Ciekaw jestem jak wyglądałaby kariera Deana, gdyby nie zginął przedwcześnie w wypadku. Czy stworzyłby wiele niezapomnianych kreacji, czy zostałby zapomniany. Jedno jest pewne: śmierć uczyniła z niego legendę, człowieka którego się wspomina, którego plakaty wiszą w pokojach, który jest ikoną kina, większą nawet niż Brando, który zagrał więcej dobrych ról.
Gra aktorska Deana czarowała. Gdy pierwszy raz zobaczyłem tego aktora w filmie "Na Wschód od Edenu", muszę przyznać, że byłem w pewien sposób oczarowany. Jego grą, pewnością siebie, czy też pewnym buntownictwem, którym cechowała się każda jego rola. Później nadeszła pora na "Buntownika bez powodu". Tutaj muszę przyznać trochę się zawiodłem. Mówiono, że to najlepsza rola Deana, jednak dla mnie i film i jego gra były gorsze niż w "Na Wschód od Edenu". Komentarz ten piszę świeżo po obejrzeniu "Olbrzyma". Tutaj James wypadł dobrze, ale czegoś w jego grze mi brakowało. Myślę, że nie do końca dopasowała mu rola. On był stworzony by grać buntowników, ludzi, których świat nie rozumie. Dlatego w pierwszej części filmu wypadł bardzo dobrze, w drugiej gdy został bogatym biznesmenem, już było gorzej.
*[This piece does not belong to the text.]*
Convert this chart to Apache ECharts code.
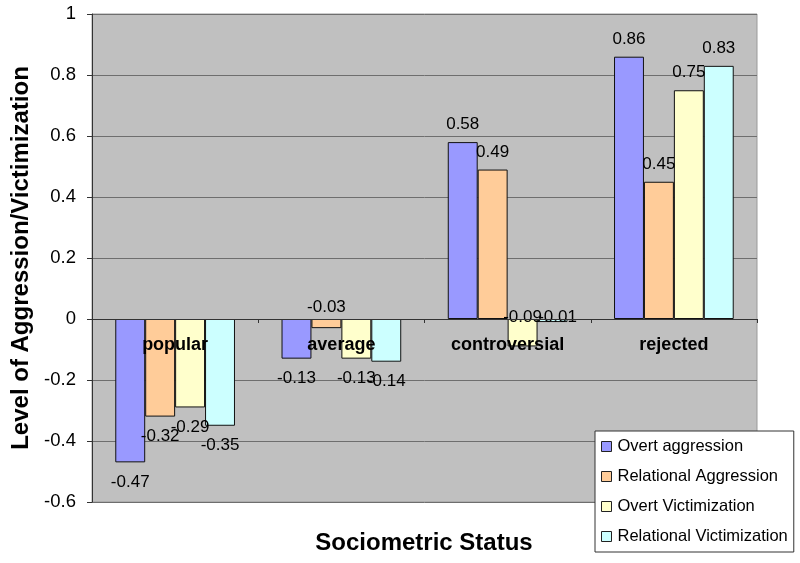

Ciekaw jestem właśnie, jak potoczyłaby się kariera Deana jakby dożył 35-40 lat. Wtedy nie mógłby już grać zbuntowanych nastolatków, przypadłyby mu dojrzalsze role. Interesuje mnie jakby się w nich sprawdził. Bo czy wyobrażacie sobie pięćdziesięcioletniego Deana w roli, powiedzmy Obi-Wana-Kenobi, albo Vito Corleone?
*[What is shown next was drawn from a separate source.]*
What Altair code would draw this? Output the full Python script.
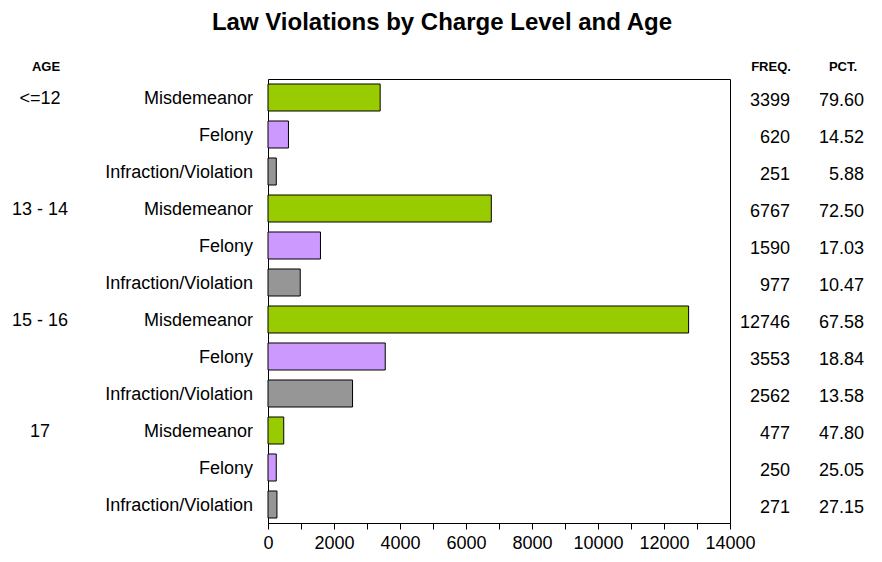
import altair as alt
import pandas as pd

# ---- data ----
ages = ["<=12", "13 - 14", "15 - 16", "17"]
charges = ["Misdemeanor", "Felony", "Infraction/Violation"]
freq = [3399, 620, 251, 6767, 1590, 977, 12746, 3553, 2562, 477, 250, 271]
pct = ["79.60", "14.52", "5.88", "72.50", "17.03", "10.47",
       "67.58", "18.84", "13.58", "47.80", "25.05", "27.15"]
headers = ["AGE", "FREQ.", "PCT."]
title_text = "Law Violations by Charge Level and Age"
colors = ["#99CC00", "#CC99FF", "#969696"]

rows = []
i = 0
for a in ages:
    for c in charges:
        rows.append({"row": f"r{i:02d}", "age": a, "charge": c,
                     "freq": freq[i], "pct": pct[i],
                     "agelabel": a if c == charges[0] else ""})
        i += 1
df = pd.DataFrame(rows)
order = list(df["row"])

FONT = "Liberation Sans"

base = alt.Chart(df)

y_enc = alt.Y("row:N", sort=order,
              scale=alt.Scale(paddingInner=0.27, paddingOuter=0.135),
              axis=None)

bars = base.mark_bar(stroke="black", strokeWidth=1).encode(
    y=y_enc,
    x=alt.X("freq:Q",
            scale=alt.Scale(domain=[0, 14000], nice=False),
            axis=alt.Axis(values=list(range(0, 14001, 1000)),
                          labelExpr="datum.value % 2000 == 0 ? datum.label : ''",
                          format="d", grid=False, title=None,
                          domainColor="black", tickColor="black",
                          tickSize=6, labelPadding=5,
                          labelFont=FONT, labelFontSize=18,
                          labelColor="black", labelFlush=False)),
    color=alt.Color("charge:N", scale=alt.Scale(domain=charges, range=colors),
                    legend=None),
)

charge_txt = base.mark_text(align="right", baseline="middle", font=FONT,
                            fontSize=18, color="black", dy=1).encode(
    y=y_enc, x=alt.value(-15), text="charge:N")

age_txt = base.mark_text(align="center", baseline="middle", font=FONT,
                         fontSize=18, color="black", dy=1).encode(
    y=y_enc, x=alt.value(-228), text="agelabel:N")

freq_txt = base.mark_text(align="right", baseline="middle", font=FONT,
                          fontSize=18, color="black", dy=3).encode(
    y=y_enc, x=alt.value(522), text="freq:Q")

pct_txt = base.mark_text(align="right", baseline="middle", font=FONT,
                         fontSize=18, color="black", dy=3).encode(
    y=y_enc, x=alt.value(596), text="pct:N")

hdr_data = pd.DataFrame({"h": headers})
def header(idx, xpos):
    return alt.Chart(hdr_data).transform_filter(
        alt.datum.h == headers[idx]
    ).mark_text(align="center", baseline="middle", font=FONT, fontSize=13,
                fontWeight="bold", color="black").encode(
        x=alt.value(xpos), y=alt.value(-12), text="h:N")

chart = alt.layer(
    bars, charge_txt, age_txt, freq_txt, pct_txt,
    header(0, -222), header(1, 503), header(2, 575),
).properties(
    width=462, height=444,
    title=alt.Title(title_text, font=FONT, fontSize=24, fontWeight="bold",
                    color="black", anchor="middle", dx=-57, offset=26),
    autosize=alt.AutoSizeParams(type="none"),
    padding={"left": 260, "top": 71, "right": 140, "bottom": 32},
).configure_view(stroke="black", strokeWidth=1)

chart.save("out.html", embed_options={"renderer": "svg", "actions": False})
Podsumowując Dean jest i będzie legendą, jednak nie wiem czy bardziej ze względu na jego talent aktorski czy bardziej na styl życia jaki prowadził i przedwczesną śmierć.
Mam nadzieję, że ważniejsze było to pierwsze, bo to był naprawdę wspaniały aktor.
Nie możemy zapominać, że Deana, oprócz talentu, uroku i charyzmy, cechowała również zdolność do autodestrukcji. Nie chcę tutaj mówić, broń Boże, że dobrze stało się, że umarł młodo, ale przypuszczam, że nie wytrzymałby presji swojej sławy. Mógłby wpaść w nałogi, zacząć grywać w coraz słabszych filmach i zapewne wkrótce byłby znany nie jako "Największy buntownik w historii kina" tylko jako "Największy przegrany.." Ale tego już nigdy się nie dowiemy. Niemniej James ciągle jest jedną z największych gwiazd filmowych chociaż gdyby nie jego przedwczesna śmierć znany byłby znacznie mniejszej grupie osób niż obecnie.
podejrzewam że z racji jego charakteru i wspomnianego przez was dążenia do autodestrukcji jego kariera mogłaby przypominać karierę Brando albo nawet Mickeya Rourke!! to właśnie cechuje wybitnych aktorów że zbyt szybko zatracają się w swej wielkości..
wczoraj obejrzałem "Na wschód.." i jak wcześniej z przymrużeniem oka traktowałem zachwyty nad Jamesem to teraz w ogóle się im nie dziwie!! aktor zdecydowanie GENIALNY!!!